The Nebraska Arts Council reported growth to 36 certified creative districts and presented Department of Revenue–sourced data showing increases in sales and lodging tax after certification. Staff outlined outreach, new district interest (Dundee, Bassett, Imperial) and challenges tracking out‑of-district visitors.

The Nebraska Arts Council told board members that the creative districts program has grown to 36 certified districts, with Dundee (Omaha) the newest addition and recent letters of interest from Bassett and Imperial.

Staff said they are now tracking district-level economic indicators—sales tax and lodging tax—using Department of Revenue reports submitted by districts. Those comparisons, shown to the board, indicated increases in tax receipts after a community becomes certified, and staff highlighted festival-level examples such as the Carhenge mural festival and the Iron Horse Festival as events that boosted attendance and local economic activity.

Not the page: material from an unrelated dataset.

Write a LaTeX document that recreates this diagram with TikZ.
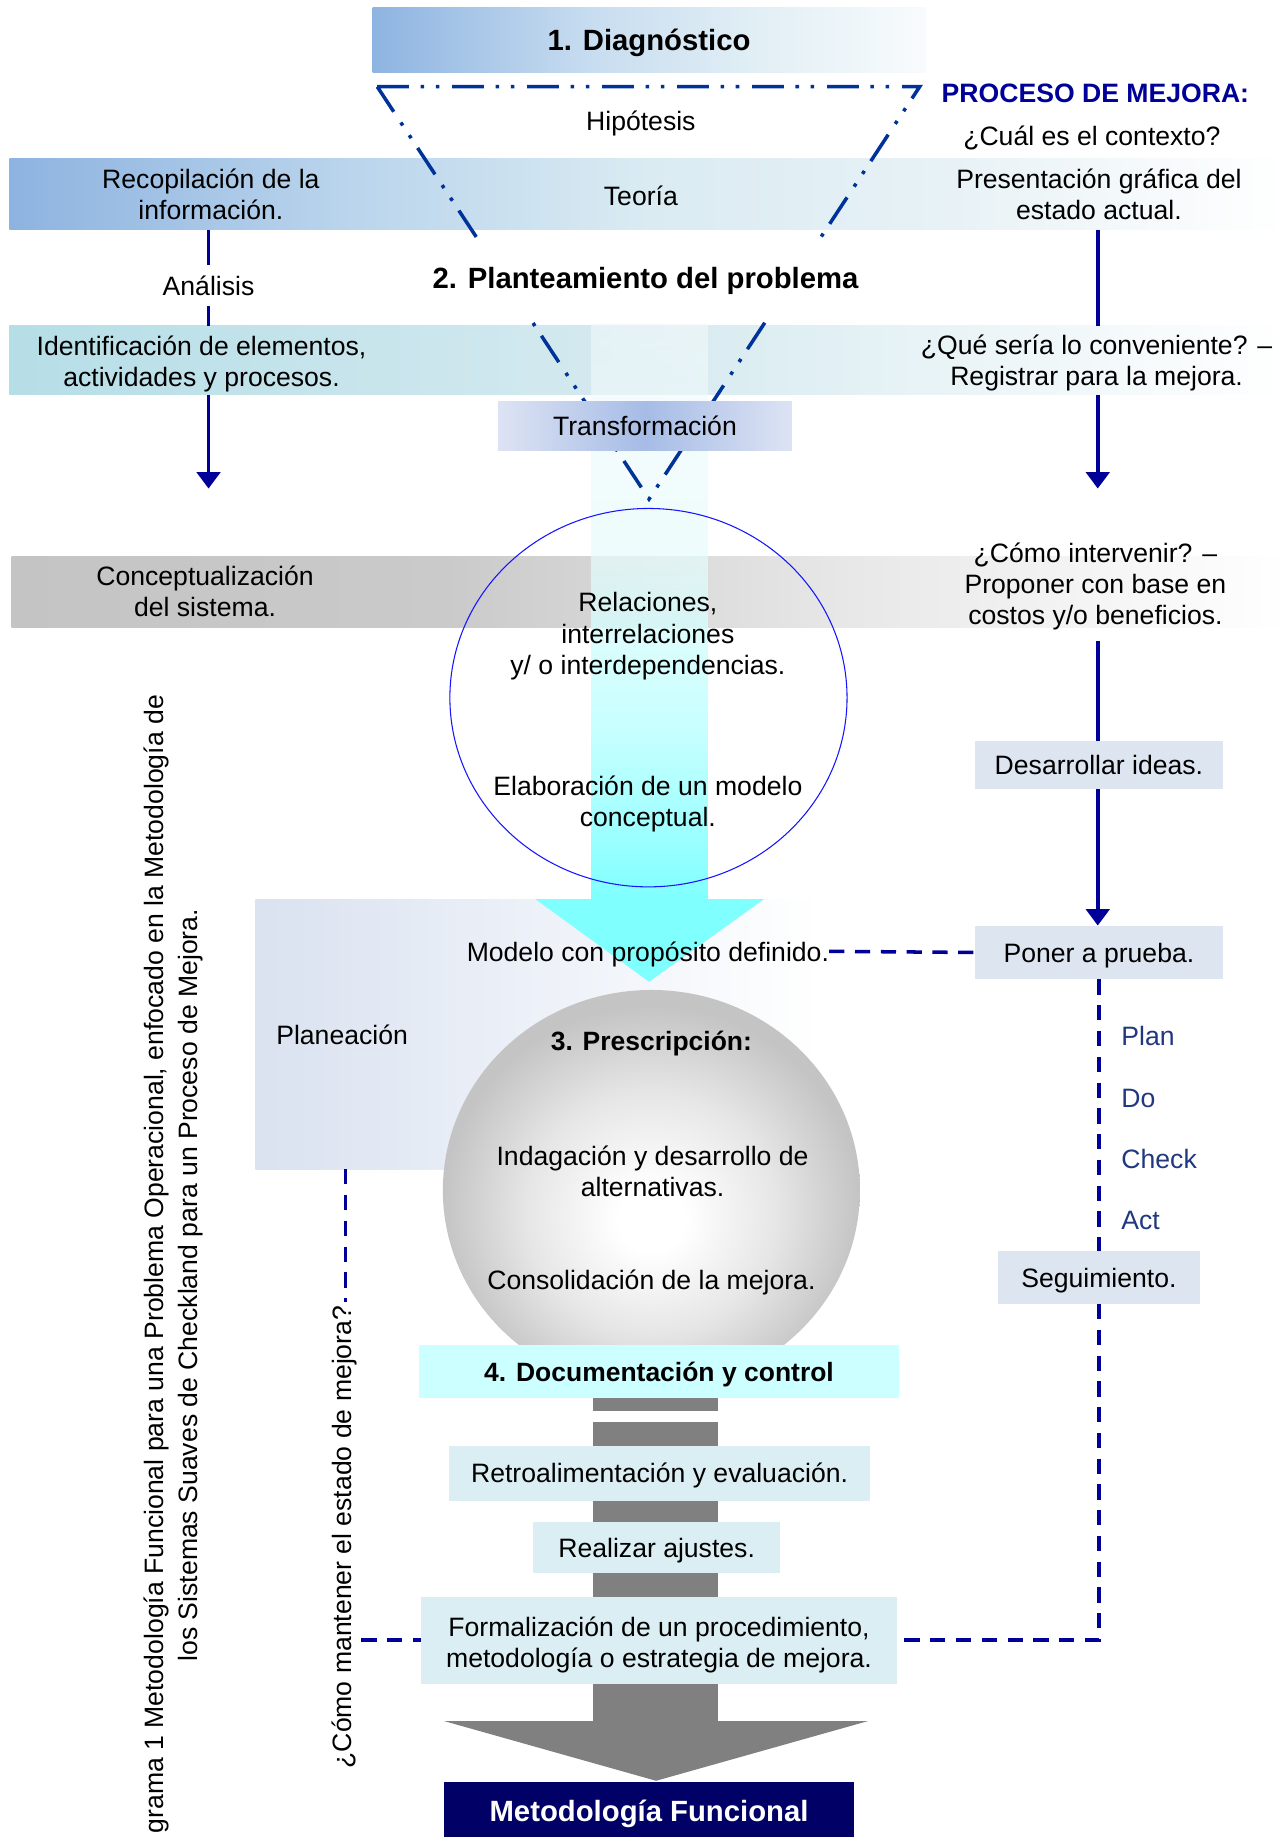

Council staff acknowledged limitations in visitor metrics: out-of-district visitor counts are difficult to measure reliably because many people opt out of cell-phone-based tracking; instead, towns reported estimates and described methods for collection and documentation. Staff said the agency will continue to encourage districts to document volunteer hours, visitor data and local economic outcomes to strengthen legislative requests for program funding.

Board members discussed sustainability for small rural districts and identified state turnback tax receipts (statutory allocations) as a funding source the council receives at the state level; staff clarified that local turnback committees control local turnback allocations and the Arts Council receives a pooled state share rather than per-district allocations. Staff said prior turnback allocations supported two development grants of $200,000 and that the council expects ongoing state cash-fund support as long as the statutory mechanism remains in place.

Staff urged districts to continue sharing data and noted efforts to standardize reporting and build district capacity for self-sufficiency.